Defensive Driving and Rate Recovery Options in Arizona

Arizona allows drivers to complete a defensive driving course once every 24 months to dismiss a traffic ticket, but the course must be elected before you pay the citation or enter a plea. If you have already paid the ticket, the conviction is final and points are assessed—you cannot retroactively remove them by completing a course later. This makes the decision point immediate: if you receive a speeding ticket and you are eligible for defensive driving, completing the course prevents the points from ever appearing on your MVR and avoids the insurance surcharge entirely. If you missed the defensive driving window or the ticket is already on your record, your rate recovery path depends on aging out the violation and shopping carriers at strategic intervals. Most carriers' surcharge schedules taper after the first year, so a violation that triggered a 25% increase at the initial renewal might only add 15% at the second renewal and 10% at the third. You remain surcharged for the full three years, but the incremental cost decreases annually. The highest-value recovery action is switching carriers at the 12-month mark after your first ticket, or immediately after a second ticket if you have not yet been non-renewed. New carriers price your application based on your current MVR, and because Arizona removes points after 12 months, your record looks cleaner to a new underwriter than it does to your current carrier who has been surcharging you since the violation date. Drivers who shop coverage at this timing window commonly save 20-35% compared to staying with their incumbent carrier through the full surcharge term.
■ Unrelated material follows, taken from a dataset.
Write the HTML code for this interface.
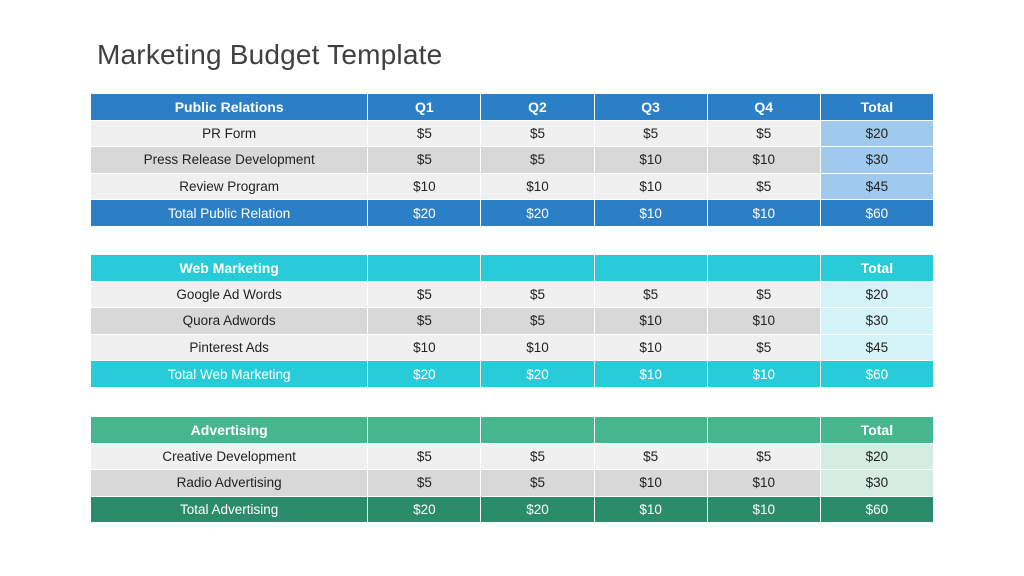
<!DOCTYPE html>
<html><head><meta charset="utf-8"><style>
body{margin:0;width:1024px;height:576px;background:#fff;font-family:"Liberation Sans",sans-serif;position:relative;overflow:hidden}
h1{position:absolute;left:97px;top:39px;margin:0;font-weight:normal;font-size:28px;color:#404040;letter-spacing:0.2px}
table{position:absolute;left:90px;width:844px;border-collapse:collapse;table-layout:fixed}
td{border:1px solid #fff;text-align:center;font-size:13.5px;color:#222;padding:0;height:25.6px}
col.a{width:277px}col.b{width:113px}
tr.h td{font-weight:bold;color:#fff;font-size:14px}
tr.t td{color:#fff}
tr.l td{background:#f0f0f0}tr.d td{background:#d8d8d8}
</style></head><body>
<h1>Marketing Budget Template</h1>
<table style="top:93px"><colgroup><col class="a"><col class="b"><col class="b"><col class="b"><col class="b"><col class="b"></colgroup>
<tr class="h" style="background:#2a7fc6"><td>Public Relations</td><td>Q1</td><td>Q2</td><td>Q3</td><td>Q4</td><td>Total</td></tr>
<tr class="l"><td>PR Form</td><td>$5</td><td>$5</td><td>$5</td><td>$5</td><td style="background:#9fcaee">$20</td></tr>
<tr class="d"><td>Press Release Development</td><td>$5</td><td>$5</td><td>$10</td><td>$10</td><td style="background:#9fcaee">$30</td></tr>
<tr class="l"><td>Review Program</td><td>$10</td><td>$10</td><td>$10</td><td>$5</td><td style="background:#9fcaee">$45</td></tr>
<tr class="t" style="background:#2a7fc6"><td>Total Public Relation</td><td>$20</td><td>$20</td><td>$10</td><td>$10</td><td>$60</td></tr>
</table>
<table style="top:254px"><colgroup><col class="a"><col class="b"><col class="b"><col class="b"><col class="b"><col class="b"></colgroup>
<tr class="h" style="background:#28ccd8"><td>Web Marketing</td><td></td><td></td><td></td><td></td><td>Total</td></tr>
<tr class="l"><td>Google Ad Words</td><td>$5</td><td>$5</td><td>$5</td><td>$5</td><td style="background:#d4f3f6">$20</td></tr>
<tr class="d"><td>Quora Adwords</td><td>$5</td><td>$5</td><td>$10</td><td>$10</td><td style="background:#d4f3f6">$30</td></tr>
<tr class="l"><td>Pinterest Ads</td><td>$10</td><td>$10</td><td>$10</td><td>$5</td><td style="background:#d4f3f6">$45</td></tr>
<tr class="t" style="background:#28ccd8"><td>Total Web Marketing</td><td>$20</td><td>$20</td><td>$10</td><td>$10</td><td>$60</td></tr>
</table>
<table style="top:416px"><colgroup><col class="a"><col class="b"><col class="b"><col class="b"><col class="b"><col class="b"></colgroup>
<tr class="h" style="background:#45b68e"><td>Advertising</td><td></td><td></td><td></td><td></td><td>Total</td></tr>
<tr class="l"><td>Creative Development</td><td>$5</td><td>$5</td><td>$5</td><td>$5</td><td style="background:#d4ece1">$20</td></tr>
<tr class="d"><td>Radio Advertising</td><td>$5</td><td>$5</td><td>$10</td><td>$10</td><td style="background:#d4ece1">$30</td></tr>
<tr class="t" style="background:#2a8c6b"><td>Total Advertising</td><td>$20</td><td>$20</td><td>$10</td><td>$10</td><td>$60</td></tr>
</table>
</body></html>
What to Do If You Just Received a Second Speeding Ticket

If you just received a second speeding ticket within 12 months and your first ticket is still on your MVR, your immediate priority is determining your total point count and how close you are to the 8-point suspension threshold. Arizona's point schedule is public: 2 points for speeding 1-9 mph over, 3 points for 10+ mph over, 4 points for reckless driving or aggressive driving citations. Add your current points and calculate whether a third violation would trigger suspension. If you are at 6 points or above, you are in the suspension risk zone. Your license is valid today, but any additional moving violation within the next 12 months will trigger an automatic suspension. At this stage, your insurance carrier will likely non-renew your policy at the next renewal, or they may cancel mid-term if the second ticket pushes you past their underwriting threshold. You should begin shopping non-standard carriers immediately, before your current carrier issues a non-renewal notice, because having an active policy makes it easier to transition to a new carrier than applying for coverage after a lapse. If you are below 6 points, you have more flexibility. Request quotes from standard-market carriers like Dairyland, National General, and Bristol West, which specialize in drivers with multiple violations but have not yet reached suspension. These carriers price violations into the rate but do not automatically decline multi-ticket drivers the way preferred carriers do. Expect monthly premiums 30-50% higher than your pre-ticket rate, but significantly lower than the quotes you would receive in the non-standard market after suspension.